Outside of a few nit-picky things, though, it’s hard to find too much fault about Grier’s performance this past season. It just got cut short.
As for his backup, though, Chugunov must improve greatly in the season ahead or quite simply West Virginia needs to find someone else more capable.
Fortunately the Mountaineers have more options to compete for the reserve quarterback job than they did last year. Other than Chugs, there’s no major college experience in the group, but Jake Allison, David Isreal and Trey Lowe all now will join Chugunov in the battle for positions in the pecking order behind Grier.
And don’t think this is merely a fight for a backup role in 2018. Whoever ends up No. 2 next fall will certainly be the leader in the clubhouse to replace Grier as starter once Will, a senior-to-be, graduates. So, even if Grier stays healthy through every game next season, this backup battle has more real-world ramifications beyond simply who gets a few mop-up minutes against Youngstown State and Kansas. Of course, history also shows us that traditional transfers and grad transfers can shake up a depth chart at a later date, but for now, the four quarterback behind Grier in ’18 are the ones we know will be in contention for the starting job in ’19.
A lot of observers believe Allison will ultimately win the competition to be next in line after Grier. But that’s based on reputation and high school performances, because he hasn’t gotten an opportunity to show what he can do in a college game yet.
A pocket-passer who stands tall at 6-foot-5 but is rail-thin 194 pounds, Allison was a four-star prospect coming out of Palmetto (Fla.) High School, where he was also rated the No. 8 best quarterback prospect nationally in the class of 2016. He signed with Miami (Fla.) after high school, choosing the Hurricanes over Alabama, Missouri and Tennessee. But after redshirting as a true freshman that fall (in which he watched from the UM sideline as the Hurricanes defeated WVU in the Russell Athletic Bowl), he decided to transfer out of Miami last summer, as he viewed that Hurricane coach Mark Richt was wanting more of a duel-threat QB.

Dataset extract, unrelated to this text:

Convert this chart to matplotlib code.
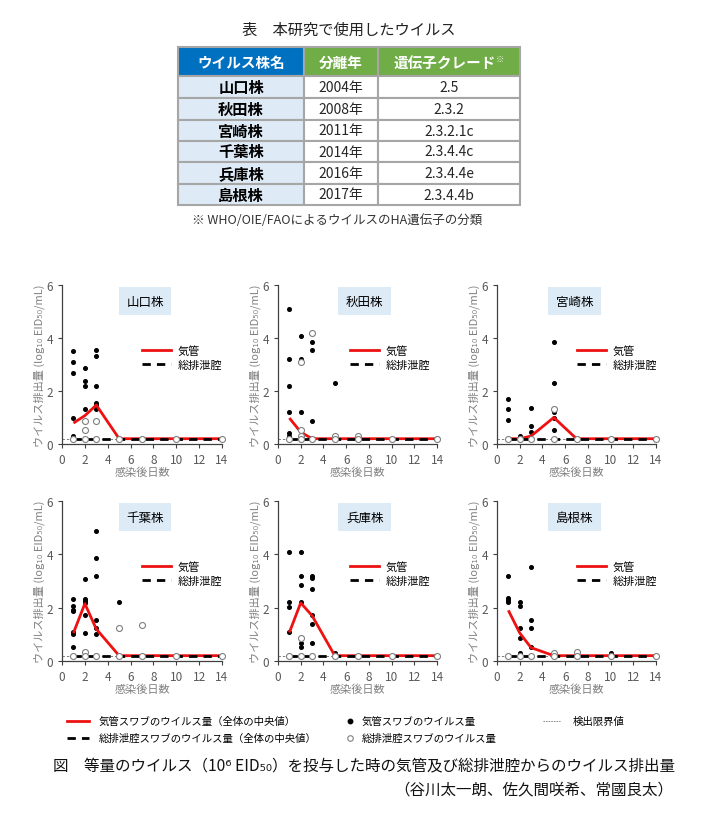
import matplotlib
matplotlib.use("Agg")
import matplotlib.pyplot as plt
from matplotlib.patches import Rectangle
from matplotlib.lines import Line2D

plt.rcParams['font.family'] = ['Noto Sans CJK JP', 'DejaVu Sans']

# ---------------- table data ----------------
table_title = "表　本研究で使用したウイルス"
table_header = ["ウイルス株名", "分離年", "遺伝子クレード"]
strains = ["山口株", "秋田株", "宮崎株", "千葉株", "兵庫株", "島根株"]
years = ["2004年", "2008年", "2011年", "2014年", "2016年", "2017年"]
clades = ["2.5", "2.3.2", "2.3.2.1c", "2.3.4.4c", "2.3.4.4e", "2.3.4.4b"]
table_note = "※ WHO/OIE/FAOによるウイルスのHA遺伝子の分類"

# ---------------- chart data ----------------
days = [1, 2, 3, 5, 7, 10, 14]
detect_limit = 0.2

tr_yamaguchi = {1: [3.52, 3.08, 2.69, 1.0, 0.29], 2: [2.85, 2.39, 2.19, 1.32],
                3: [3.54, 3.33, 2.19, 1.53, 1.47, 1.32]}
cl_yamaguchi = {1: [0.2], 2: [0.88, 0.53, 0.2], 3: [0.88, 0.2], 5: [0.2], 7: [0.2], 10: [0.2], 14: [0.2]}
med_tr_yamaguchi = [0.79, 1.07, 1.47, 0.2, 0.2, 0.2, 0.2]
med_cl_yamaguchi = [0.2, 0.2, 0.2, 0.2, 0.2, 0.2, 0.2]

tr_akita = {1: [5.08, 3.19, 2.19, 1.19, 0.4, 0.29], 2: [4.07, 3.19, 1.19],
            3: [3.86, 3.53, 0.87], 5: [2.32]}
cl_akita = {1: [0.2], 2: [3.08, 0.53, 0.3, 0.2], 3: [4.18, 0.2], 5: [0.3, 0.2], 7: [0.3, 0.2], 10: [0.2], 14: [0.2]}
med_tr_akita = [0.98, 0.45, 0.2, 0.2, 0.2, 0.2, 0.2]
med_cl_akita = [0.2, 0.2, 0.2, 0.2, 0.2, 0.2, 0.2]

tr_miyazaki = {1: [1.68, 1.32, 0.92], 2: [0.29], 3: [1.36, 0.69, 0.44],
               5: [3.86, 2.32, 1.19, 1.0, 0.53]}
cl_miyazaki = {1: [0.2], 2: [0.2], 3: [0.2], 5: [1.32, 0.2], 7: [0.2], 10: [0.2], 14: [0.2]}
med_tr_miyazaki = [0.2, 0.2, 0.3, 1.0, 0.2, 0.2, 0.2]
med_cl_miyazaki = [0.2, 0.2, 0.2, 0.2, 0.2, 0.2, 0.2]

tr_chiba = {1: [2.33, 2.08, 1.92, 1.86, 1.07, 1.0, 0.54], 2: [3.07, 2.33, 2.26, 2.16, 1.71, 1.05],
            3: [4.87, 3.86, 3.2, 1.54, 1.22, 1.02], 5: [2.2]}
cl_chiba = {1: [0.2], 2: [0.35, 0.2], 3: [0.2], 5: [1.22, 0.2], 7: [1.34, 0.2], 10: [0.2], 14: [0.2]}
med_tr_chiba = [1.05, 2.15, 1.2, 0.2, 0.2, 0.2, 0.2]
med_cl_chiba = [0.2, 0.2, 0.2, 0.2, 0.2, 0.2, 0.2]

tr_hyogo = {1: [4.08, 2.2, 2.02, 1.07], 2: [4.08, 3.2, 2.86, 2.2, 0.69, 0.53],
            3: [3.2, 3.12, 2.71, 1.72, 1.38, 0.69], 5: [0.31]}
cl_hyogo = {1: [0.2], 2: [0.88, 0.2], 3: [0.2], 5: [0.2], 7: [0.2], 10: [0.2], 14: [0.2]}
med_tr_hyogo = [1.07, 2.18, 1.7, 0.2, 0.2, 0.2, 0.2]
med_cl_hyogo = [0.2, 0.2, 0.2, 0.2, 0.2, 0.2, 0.2]

tr_shimane = {1: [3.2, 2.36, 2.28, 2.2], 2: [2.2, 2.08, 1.22, 0.85, 0.31],
              3: [3.54, 1.54, 1.22, 0.54], 10: [0.31]}
cl_shimane = {1: [0.2], 2: [0.2], 3: [0.2], 5: [0.3, 0.2], 7: [0.35, 0.2], 10: [0.2], 14: [0.2]}
med_tr_shimane = [1.9, 1.05, 0.5, 0.2, 0.2, 0.2, 0.2]
med_cl_shimane = [0.2, 0.2, 0.2, 0.2, 0.2, 0.2, 0.2]

panels = [
    ("山口株", tr_yamaguchi, cl_yamaguchi, med_tr_yamaguchi, med_cl_yamaguchi),
    ("秋田株", tr_akita, cl_akita, med_tr_akita, med_cl_akita),
    ("宮崎株", tr_miyazaki, cl_miyazaki, med_tr_miyazaki, med_cl_miyazaki),
    ("千葉株", tr_chiba, cl_chiba, med_tr_chiba, med_cl_chiba),
    ("兵庫株", tr_hyogo, cl_hyogo, med_tr_hyogo, med_cl_hyogo),
    ("島根株", tr_shimane, cl_shimane, med_tr_shimane, med_cl_shimane),
]

W, H = 705, 820
fig = plt.figure(figsize=(W / 100, H / 100), dpi=100)

# overlay axes in pixel coordinates for table / legend / caption
ov = fig.add_axes([0, 0, 1, 1])
ov.set_xlim(0, W)
ov.set_ylim(H, 0)
ov.axis('off')

# ---- table ----
col_x = [178, 304, 378, 520]
row_y = [48, 77, 99, 121, 142, 163, 185, 206]
border = '#A6A6A6'
head_colors = ['#0070C0', '#70AD47', '#70AD47']
for c in range(3):
    ov.add_patch(Rectangle((col_x[c], row_y[0]), col_x[c + 1] - col_x[c], row_y[1] - row_y[0],
                           facecolor=head_colors[c], edgecolor=border, lw=1.5))
    cx = (col_x[c] + col_x[c + 1]) / 2
    cy = (row_y[0] + row_y[1]) / 2
    if c == 2:
        t = ov.text(cx - 4, cy, table_header[c], color='white', fontsize=10.5, fontweight='bold',
                    ha='center', va='center')
        ov.annotate("※", xy=(1, 1), xycoords=t, xytext=(-0.5, 0), textcoords='offset points',
                    color='white', fontsize=6, fontweight='bold', ha='left', va='top')
    else:
        ov.text(cx, cy, table_header[c], color='white', fontsize=10.5, fontweight='bold',
                ha='center', va='center')
for r in range(len(strains)):
    y0, y1 = row_y[r + 1], row_y[r + 2]
    vals = [strains[r], years[r], clades[r]]
    for c in range(3):
        fc = '#DEEAF6' if c == 0 else 'white'
        ov.add_patch(Rectangle((col_x[c], y0), col_x[c + 1] - col_x[c], y1 - y0,
                               facecolor=fc, edgecolor=border, lw=1.5))
        cx = (col_x[c] + col_x[c + 1]) / 2
        if c == 0:
            ov.text(cx, (y0 + y1) / 2, vals[c], fontsize=11, fontweight='bold', color='black',
                    ha='center', va='center')
        else:
            ov.text(cx, (y0 + y1) / 2, vals[c], fontsize=10, color='#262626',
                    ha='center', va='center')
ov.text(349, 30, table_title, fontsize=11, ha='center', va='center', color='#222222')
ov.text(192, 220, table_note, fontsize=9, ha='left', va='center', color='#333333')

# ---- subplots ----
lefts = [62, 278, 497]
widths = [160, 159, 159]
tops = [286, 502]
heights = [159, 160]
box_cx = [0.519, 0.545, 0.487]
leg_x = [0.47, 0.425, 0.475]
tick_col = '#595959'
label_col = '#808080'

for i, (name, tr, cl, mtr, mcl) in enumerate(panels):
    r, c = divmod(i, 3)
    l, t = lefts[c], tops[r]
    ax = fig.add_axes([l / W, 1 - (t + heights[r]) / H, widths[c] / W, heights[r] / H])
    ax.set_xlim(0, 14)
    ax.set_ylim(0, 6)
    ax.set_xticks(range(0, 15, 2))
    ax.set_yticks([0, 2, 4, 6])
    for s in ['top', 'right']:
        ax.spines[s].set_visible(False)
    for s in ['left', 'bottom']:
        ax.spines[s].set_color('#404040')
        ax.spines[s].set_linewidth(0.9)
    ax.tick_params(labelsize=8.5, colors='#404040', labelcolor=tick_col, length=3, width=0.8)
    ax.set_xlabel("感染後日数", fontsize=8, color=label_col, labelpad=0)
    ax.set_ylabel("ウイルス排出量 (log₁₀ EID₅₀/mL)", fontsize=8, color=label_col, labelpad=1)

    # detection limit
    ax.plot([0, 14], [detect_limit, detect_limit], color='#7f7f7f', lw=0.7,
            dashes=(2.5, 2), zorder=1)
    # trachea points
    for d, vs in tr.items():
        ax.plot([d] * len(vs), vs, 'o', color='black', ms=2.6, zorder=2, clip_on=False)
    # medians
    ax.plot(days, mtr, color='#EE1111', lw=2.0, zorder=3, solid_capstyle='butt')
    ax.plot(days, mcl, color='black', lw=2.0, dashes=(3, 2.2), zorder=4)
    # cloaca points
    for d, vs in cl.items():
        ax.plot([d] * len(vs), vs, 'o', mfc='white', mec='#7f7f7f', mew=0.8, ms=4.3, zorder=5,
                clip_on=False)

    # strain title box
    ax.text(box_cx[c], 0.897, name, transform=ax.transAxes, ha='center', va='center',
            fontsize=9, color='black',
            bbox=dict(boxstyle='square,pad=0.6', facecolor='#DDEBF7', edgecolor='none'))
    # internal legend
    h1 = Line2D([], [], color='#EE1111', lw=2.0)
    h2 = Line2D([], [], color='black', lw=2.0, dashes=(3, 2.2))
    ax.legend([h1, h2], ["気管", "総排泄腔"], loc='upper left', bbox_to_anchor=(leg_x[c], 0.65),
              frameon=False, fontsize=8, handlelength=2.6, handletextpad=0.6,
              labelspacing=0.35, borderaxespad=0)

# ---- bottom legend ----
ov.add_line(Line2D([67, 89], [722, 722], color='#EE1111', lw=2.0))
ov.text(99, 722, "気管スワブのウイルス量（全体の中央値）", fontsize=7.5, va='center', ha='left')
ov.add_line(Line2D([67, 89], [739, 739], color='black', lw=2.0, dashes=(3, 2.2)))
ov.text(99, 739, "総排泄腔スワブのウイルス量（全体の中央値）", fontsize=7.5, va='center', ha='left')
ov.add_line(Line2D([350], [722], marker='o', color='black', ms=3.2, ls='none'))
ov.text(362, 722, "気管スワブのウイルス量", fontsize=7.5, va='center', ha='left')
ov.add_line(Line2D([350], [739], marker='o', mfc='white', mec='#7f7f7f', mew=0.8, ms=4,
                   ls='none'))
ov.text(362, 739, "総排泄腔スワブのウイルス量", fontsize=7.5, va='center', ha='left')
ov.add_line(Line2D([543, 560], [722, 722], color='#7f7f7f', lw=0.7, dashes=(1.5, 1.2)))
ov.text(573, 722, "検出限界値", fontsize=7.5, va='center', ha='left')

# ---- caption ----
ov.text(53, 766, "図　等量のウイルス（10⁶ EID₅₀）を投与した時の気管及び総排泄腔からのウイルス排出量",
        fontsize=11.2, va='center', ha='left', color='#111111')
ov.text(673, 791, "（谷川太一朗、佐久間咲希、常國良太）", fontsize=11.2, va='center', ha='right',
        color='#111111')

fig.savefig("out.png", dpi=100)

So, Allison arrived at West Virginia in June of 2017, though as a transfer, he’s been limited to just practicing ever since. He’s displayed a big arm thus far, but neither the media nor public has been able to see him in scrimmage situations yet. Those opportunities to evaluate him will come this spring, and Allison will be eligible for game action next fall as a third-year sophomore.
Obviously Chugunov, who is a junior-to-be, will be in the mix with Allison at the quarterback position, but so too will another pair – David Isreal and Trey Lowe.
The 6-foot-1, 171-pound Isreal transferred to WVU from Butler (Kansas) Community College last summer. He led BCC to a 7-5 record in 2016, a year after guiding Blythewood (S.C.) High School to a 9-4 mark. Isreal was West Virginia’s emergency No. 3 quarterback through the first 10 games and then moved up to No. 2 on the depth chart after Chugunov became the starter. But because Isreal had a redshirt available, it was the Mountaineers’ hope that they wouldn’t have to use him any in 2017, and despite the injury to Grier, Isreal was not needed in game action. Thus he returns for 2018 as a redshirt sophomore.
And new to the quarterback room is Lowe, a true freshman from Bolivar Central (Tenn.) High School, who graduated from high school a semester early and enrolled at WVU in time for the current spring semester. Thus the 6-foot-3, 198-pound Lowe will get a jumpstart on his college career. Regarded as a quarterback who is a passer first but can also run, Lowe has a great football bloodline. His grandfather, Woodrow Lowe, is a member of the College Football Hall of Fame after an All-American career as a linebacker at Alabama (1972-75) and he went on to play 11 seasons with the San Diego Chargers in the NFL.
While Grier, whose injured hand and finger should be healthy enough to allow him to participate in spring drills when they start in March, obviously is a lock again as West Virginia’s starting quarterback, the battle behind him should be fascinating.